Office or Hybrid? The Real Answer Is Less Dramatic Than You Think

Every time this debate comes up, it’s framed like a final showdown. Office-first versus hybrid. Presence versus flexibility. Discipline versus freedom. Someone always has to “win.”
In reality, work doesn’t behave that neatly.
Work Doesn’t Happen in One Mode
Some days demand rooms full of people, messy conversations, whiteboards, and decisions made in real time. Other days need quiet, fewer interruptions, and space to think without someone adjusting a chair behind you. Most teams don’t live entirely in one mode or the other. They move between them.
That’s why the question itself often misses the point.

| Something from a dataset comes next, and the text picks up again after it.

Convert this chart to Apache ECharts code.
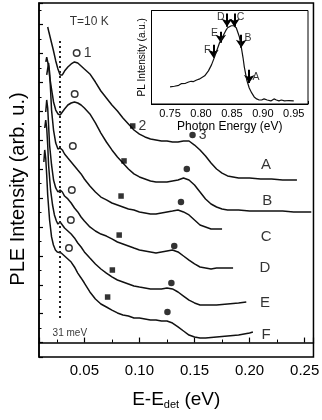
<!DOCTYPE html>
<html><head><meta charset="utf-8">
<script src="https://cdn.jsdelivr.net/npm/echarts@6/dist/echarts.min.js"></script>
<style>html,body{margin:0;padding:0;background:#fff}#c{width:322px;height:420px}</style>
</head><body><div id="c"></div>
<script>
// ---- main PLE spectra (x: E-Edet in eV, y: PLE intensity, arb. u.) ----
const curveA = [[0.0167,21.84],[0.018,21.42],[0.020,20.80],[0.022,20.18],[0.024,19.49],[0.026,18.93],[0.028,18.52],[0.029,18.45],[0.030,18.52],[0.032,18.79],[0.035,19.07],[0.038,19.28],[0.041,19.42],[0.044,19.35],[0.047,19.14],[0.050,18.93],[0.055,18.59],[0.060,18.03],[0.065,17.41],[0.070,16.93],[0.075,16.44],[0.080,16.03],[0.085,15.54],[0.090,15.13],[0.095,14.71],[0.100,14.43],[0.105,14.23],[0.110,14.09],[0.115,14.02],[0.120,13.95],[0.125,13.95],[0.130,13.88],[0.135,13.88],[0.140,13.95],[0.145,13.95],[0.150,13.67],[0.155,13.33],[0.160,12.91],[0.165,12.43],[0.170,12.01],[0.175,11.73],[0.180,11.53],[0.185,11.46],[0.190,11.39],[0.200,11.39],[0.210,11.32],[0.220,11.32],[0.230,11.25],[0.243,11.25]];
const curveB = [[0.0150,19.42],[0.0158,19.76],[0.0167,19.69],[0.0175,19.14],[0.0184,18.45],[0.020,17.62],[0.022,16.65],[0.024,16.09],[0.026,15.82],[0.028,15.75],[0.030,15.96],[0.032,16.16],[0.035,16.44],[0.038,16.58],[0.041,16.65],[0.044,16.58],[0.047,16.44],[0.050,16.23],[0.055,15.82],[0.060,15.20],[0.065,14.50],[0.070,13.88],[0.075,13.33],[0.080,12.84],[0.085,12.43],[0.090,12.01],[0.095,11.67],[0.100,11.46],[0.105,11.32],[0.110,11.18],[0.115,11.11],[0.120,11.11],[0.125,11.11],[0.130,11.18],[0.135,11.25],[0.140,11.39],[0.145,11.25],[0.150,10.90],[0.155,10.42],[0.160,9.94],[0.165,9.59],[0.170,9.38],[0.175,9.24],[0.180,9.17],[0.190,9.17],[0.200,9.10],[0.210,9.10],[0.220,9.10],[0.230,9.10],[0.240,9.04],[0.250,9.04],[0.256,9.04]];
const curveC = [[0.0158,18.52],[0.0175,19.35],[0.0184,18.72],[0.0193,17.48],[0.0202,16.09],[0.022,14.71],[0.024,13.81],[0.026,13.40],[0.028,13.46],[0.029,13.53],[0.030,13.33],[0.032,13.05],[0.035,12.77],[0.038,12.50],[0.041,12.22],[0.044,11.94],[0.047,11.67],[0.050,11.32],[0.055,10.83],[0.060,10.42],[0.065,10.07],[0.070,9.87],[0.075,9.66],[0.080,9.52],[0.085,9.38],[0.090,9.24],[0.095,9.17],[0.100,9.04],[0.105,8.97],[0.110,8.90],[0.115,8.90],[0.120,8.97],[0.125,9.04],[0.130,9.10],[0.135,9.17],[0.140,9.04],[0.145,8.83],[0.150,8.48],[0.155,8.14],[0.160,8.00],[0.165,7.86],[0.170,7.86],[0.175,7.86]];
const curveD = [[0.0149,15.96],[0.0158,16.79],[0.0167,16.23],[0.0175,15.06],[0.0184,13.67],[0.0202,12.29],[0.022,11.25],[0.024,10.70],[0.026,10.42],[0.027,10.42],[0.028,10.56],[0.029,10.63],[0.030,10.42],[0.032,10.14],[0.035,9.94],[0.038,9.66],[0.041,9.31],[0.044,9.04],[0.047,8.69],[0.050,8.41],[0.055,8.00],[0.060,7.72],[0.065,7.51],[0.070,7.37],[0.075,7.17],[0.080,6.96],[0.085,6.82],[0.090,6.68],[0.095,6.54],[0.100,6.41],[0.105,6.34],[0.110,6.27],[0.115,6.20],[0.120,6.27],[0.125,6.34],[0.130,6.41],[0.135,6.27],[0.140,5.99],[0.145,5.71],[0.150,5.44],[0.155,5.23],[0.160,5.16],[0.165,5.09],[0.170,5.16],[0.175,5.16],[0.180,5.16],[0.185,5.16]];
const curveE = [[0.0140,14.85],[0.0149,15.40],[0.0158,14.85],[0.0167,13.67],[0.0175,12.29],[0.0193,10.56],[0.0211,9.52],[0.0228,8.83],[0.0246,8.41],[0.026,8.20],[0.027,8.27],[0.028,8.34],[0.029,8.27],[0.030,8.14],[0.032,7.93],[0.035,7.72],[0.038,7.51],[0.041,7.24],[0.044,6.89],[0.047,6.61],[0.050,6.27],[0.055,5.85],[0.060,5.44],[0.065,5.09],[0.070,4.81],[0.075,4.54],[0.080,4.33],[0.085,4.19],[0.090,4.05],[0.095,3.91],[0.100,3.84],[0.105,3.78],[0.110,3.71],[0.115,3.71],[0.120,3.71],[0.125,3.78],[0.130,3.71],[0.135,3.50],[0.140,3.22],[0.145,2.94],[0.150,2.74],[0.155,2.60],[0.160,2.60],[0.170,2.60],[0.180,2.67],[0.190,2.74],[0.197,2.81]];
const curveF = [[0.0132,12.50],[0.0140,13.33],[0.0149,12.77],[0.0158,11.60],[0.0167,10.21],[0.0184,8.48],[0.0202,7.31],[0.0219,6.75],[0.0237,6.41],[0.0254,6.27],[0.0263,6.34],[0.0272,6.27],[0.029,6.20],[0.032,5.99],[0.035,5.78],[0.038,5.57],[0.041,5.23],[0.044,4.81],[0.047,4.47],[0.050,4.12],[0.055,3.50],[0.060,3.01],[0.065,2.67],[0.070,2.46],[0.075,2.25],[0.080,2.05],[0.085,1.91],[0.090,1.84],[0.095,1.70],[0.100,1.70],[0.105,1.63],[0.110,1.56],[0.115,1.56],[0.120,1.49],[0.125,1.49],[0.130,1.35],[0.135,1.08],[0.140,0.80],[0.145,0.52],[0.150,0.38],[0.155,0.31],[0.160,0.31],[0.170,0.38],[0.180,0.45],[0.190,0.52],[0.200,0.66],[0.203,0.73]];
const curveNames = ['A','B','C','D','E','F'];
const curveLabelPos = [[0.215,12.29],[0.216,9.80],[0.215,7.31],[0.214,5.16],[0.214,2.74],[0.215,0.52]];
// peak markers
const openCircles = [[0.0430,20.04],[0.0412,17.20],[0.0395,13.60],[0.0386,10.56],[0.0377,8.48],[0.0360,6.54]];
const squares = [[0.0939,14.99],[0.0860,12.57],[0.0833,10.14],[0.0816,7.44],[0.0754,5.02],[0.0711,3.15]];
const filledCircles = [[0.1482,14.36],[0.1430,12.01],[0.1377,9.73],[0.1316,6.68],[0.1290,4.12],[0.1254,2.11]];
const markerNumbers = ['1','2','3'];
const dottedLineX = 0.028;
const dottedLineY = [1.70, 20.94];
const tempText = 'T=10 K';
const tempPos = [0.0544, 22.18];
const mevText = '31 meV';
const mevPos = [0.0368, 0.66];
const xTickLabels = ['0.05','0.10','0.15','0.20','0.25'];

// ---- inset PL spectrum ----
const insetCurve = [[0.750,1.28],[0.753,1.36],[0.757,1.33],[0.760,1.43],[0.764,1.40],[0.768,1.52],[0.771,1.58],[0.775,1.55],[0.780,1.65],[0.784,1.70],[0.788,1.68],[0.793,1.80],[0.797,1.86],[0.800,1.95],[0.806,2.11],[0.812,2.48],[0.817,2.93],[0.822,3.53],[0.826,4.06],[0.830,4.59],[0.835,5.04],[0.840,5.49],[0.843,5.71],[0.849,5.86],[0.853,5.86],[0.857,5.71],[0.862,5.04],[0.865,4.29],[0.868,3.46],[0.870,2.78],[0.874,1.80],[0.878,1.20],[0.882,0.83],[0.886,0.53],[0.890,0.38],[0.894,0.30],[0.898,0.30],[0.902,0.38],[0.907,0.30],[0.913,0.23],[0.918,0.38],[0.922,0.30],[0.926,0.23],[0.930,0.30],[0.935,0.23],[0.942,0.26],[0.950,0.23]];
const arrowLetters = ['A','B','C','D','E','F'];
const arrowX = [0.878,0.865,0.854,0.842,0.832,0.820];
const arrowTail = [2.56,5.19,6.77,6.77,5.41,4.44];
const arrowTip = [1.58,4.21,5.79,5.79,4.59,3.46];
const arrowLetterPos = [[0.889,2.03],[0.876,4.96],[0.864,6.54],[0.832,6.54],[0.822,5.34],[0.810,4.06]];

const FONT = 'Liberation Sans, Arial, Helvetica, sans-serif';
const chart = echarts.init(document.getElementById('c'), null, {renderer:'canvas'});

const mainLines = [curveA,curveB,curveC,curveD,curveE,curveF].map((d,i)=>({
  type:'line', xAxisIndex:0, yAxisIndex:0, data:d, showSymbol:false, symbol:'none',
  lineStyle:{color:'#111', width:1.5}, silent:true, z:3,
  markLine: i===0 ? {silent:true, symbol:['none','none'], label:{show:false},
    lineStyle:{color:'#222', type:[2,3], width:2},
    data:[[{coord:[dottedLineX,dottedLineY[0]]},{coord:[dottedLineX,dottedLineY[1]]}]]} : undefined
}));

function markerSeries(pts, symbol, size, fill, numLabel){
  return {type:'scatter', xAxisIndex:0, yAxisIndex:0, symbol:symbol, symbolSize:size, z:5, silent:true,
    itemStyle:{color:fill, borderColor:'#000', borderWidth: fill==='#fff'?1.5:0},
    data: pts.map((p,i)=> i===0 ? {value:p, label:{show:true, formatter:numLabel, position:'right', distance:3,
       fontSize:14, color:'#000', fontFamily:FONT}} : {value:p})};
}

const option = {
  animation:false,
  backgroundColor:'#fff',
  grid:[
    {left:31, top:3, right:7, bottom:63, show:true, borderColor:'#000', borderWidth:1.5, backgroundColor:'transparent'},
    {left:151.5, top:10.5, right:14, bottom:316, show:true, borderColor:'#000', borderWidth:1, backgroundColor:'#fff', z:4}
  ],
  xAxis:[
    {type:'value', gridIndex:0, min:0.0088, max:0.258, minInterval:0.05, maxInterval:0.05, splitNumber:5,
     splitLine:{show:false},
     axisLine:{lineStyle:{color:'#000', width:1.5}},
     axisTick:{inside:true, length:5, lineStyle:{color:'#000', width:1.2}},
     minorTick:{show:true, splitNumber:2, length:3, lineStyle:{color:'#000', width:1}},
     axisLabel:{showMinLabel:false, showMaxLabel:false, margin:6, fontSize:15, color:'#000', fontFamily:FONT,
       formatter:(v)=>{const k=Math.round(v/0.05); return (Math.abs(v-k*0.05)<1e-6 && k>0) ? xTickLabels[k-1] : '';}},
     name:'{a|E-E}{s|det}{a| (eV)}', nameLocation:'middle', nameGap:33,
     nameTextStyle:{color:'#000', fontFamily:FONT, rich:{
       a:{fontSize:19, lineHeight:20, verticalAlign:'top', color:'#000', fontFamily:FONT},
       s:{fontSize:11, lineHeight:12, verticalAlign:'bottom', padding:[15,0,0,0], color:'#000', fontFamily:FONT}}}},
    {type:'value', gridIndex:1, min:0.72, max:0.973, minInterval:0.05, maxInterval:0.05, splitNumber:5,
     splitLine:{show:false},
     axisLine:{lineStyle:{color:'#000', width:1}},
     axisTick:{inside:true, length:3, lineStyle:{color:'#000'}},
     minorTick:{show:true, splitNumber:2, length:2, lineStyle:{color:'#000'}},
     axisLabel:{showMinLabel:false, showMaxLabel:false, margin:4, fontSize:11, color:'#000', fontFamily:FONT,
       formatter:(v)=>{const k=Math.round(v/0.05); return Math.abs(v-k*0.05)<1e-6 ? v.toFixed(2) : '';}},
     name:'Photon Energy (eV)', nameLocation:'middle', nameGap:17,
     nameTextStyle:{fontSize:12, color:'#000', fontFamily:FONT}}
  ],
  yAxis:[
    {type:'value', gridIndex:0, min:-1, max:23.5, minInterval:2, maxInterval:2, splitNumber:12,
     splitLine:{show:false},
     axisLine:{lineStyle:{color:'#000', width:1.5}},
     axisTick:{inside:true, length:4, lineStyle:{color:'#000', width:1.2}},
     minorTick:{show:true, splitNumber:2, length:2.5, lineStyle:{color:'#000', width:1}},
     axisLabel:{show:false},
     name:'PLE Intensity (arb. u.)', nameLocation:'middle', nameGap:11,
     nameTextStyle:{fontSize:20, color:'#000', fontFamily:FONT, padding:[0,18,0,0]}},
    {type:'value', gridIndex:1, min:0, max:7, interval:1,
     splitLine:{show:false},
     axisLine:{lineStyle:{color:'#000', width:1}},
     axisTick:{inside:true, length:3, lineStyle:{color:'#000'}},
     axisLabel:{show:false},
     name:'PL Intensity (a.u.)', nameLocation:'middle', nameGap:4,
     nameTextStyle:{fontSize:10, color:'#000', fontFamily:FONT}}
  ],
  series:[
    ...mainLines,
    markerSeries(openCircles,'circle',6.5,'#fff',markerNumbers[0]),
    markerSeries(squares,'rect',5.5,'#000',markerNumbers[1]),
    markerSeries(filledCircles,'circle',6.5,'#000',markerNumbers[2]),
    {type:'scatter', xAxisIndex:0, yAxisIndex:0, symbolSize:1, silent:true, itemStyle:{color:'rgba(0,0,0,0)'}, z:6,
     data: curveLabelPos.map((p,i)=>({value:p, label:{show:true, formatter:curveNames[i], position:'inside',
       fontSize:15, color:'#000', fontFamily:FONT}}))},
    {type:'scatter', xAxisIndex:0, yAxisIndex:0, symbolSize:1, silent:true, itemStyle:{color:'rgba(0,0,0,0)'}, z:6,
     data:[{value:tempPos, label:{show:true, formatter:tempText, position:'inside', fontSize:12, color:'#000', fontFamily:FONT}},
           {value:mevPos, label:{show:true, formatter:mevText, position:'inside', fontSize:10, color:'#000', fontFamily:FONT}}]},
    {type:'line', xAxisIndex:1, yAxisIndex:1, data:insetCurve, showSymbol:false, symbol:'none', silent:true, z:6,
     lineStyle:{color:'#111', width:1.2},
     markLine:{silent:true, symbol:['none','arrow'], symbolSize:8, label:{show:false},
       lineStyle:{color:'#000', type:'solid', width:2},
       data: arrowX.map((x,i)=>[{coord:[x,arrowTail[i]]},{coord:[x,arrowTip[i]]}])}},
    {type:'scatter', xAxisIndex:1, yAxisIndex:1, symbolSize:1, silent:true, itemStyle:{color:'rgba(0,0,0,0)'}, z:7,
     data: arrowLetterPos.map((p,i)=>({value:p, label:{show:true, formatter:arrowLetters[i], position:'inside',
       fontSize:10.5, color:'#000', fontFamily:FONT}}))}
  ]
};
chart.setOption(option);
</script>
</body></html>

When Office-First Makes Sense
Office-first works well when the work is deeply collaborative or when speed and alignment matter more than individual focus. Culture can form faster when people share a physical space regularly. There’s value in that, and it shouldn’t be dismissed.
Where Hybrid Fits Better
Hybrid works well when tasks vary. When concentration matters. When energy is finite and long commutes don’t add anything meaningful to the output. It allows teams to be more deliberate about when they come together and why.
Neither approach guarantees productivity. Neither automatically breaks it either.
Different Teams, Different Needs
What makes the difference is the team, the function, and the nature of the work. A sales team, a product team, and a leadership team don’t operate the same way. Expecting one setup to suit all of them usually creates friction rather than results.
This is where the role of the office has changed.
For many companies, the office is no longer the default setting for everything. It’s a place used with intention—for collaboration, onboarding, client meetings, and alignment moments. Not five days a week by habit, but when it genuinely adds value.
Where Managed Offices Come In
That’s also why managed offices fit naturally into both office-first and hybrid setups. They give companies the structure of a physical workspace without locking them into a single way of working. Teams can come together when needed, scale up or down, and support different rhythms across regions and functions.
At Smartworks, global companies use offices in different ways at the same time. Some teams are in more often. Others use the space as a hub. The model flexes with the business, not the other way around.
So Which Work Model Works Best?
There isn’t one answer. And that’s not a cop-out, it’s the reality of how work functions today. Productivity doesn’t come from where people sit. It comes from whether the environment supports what they’re trying to do. When that happens, both office-first and hybrid can work well.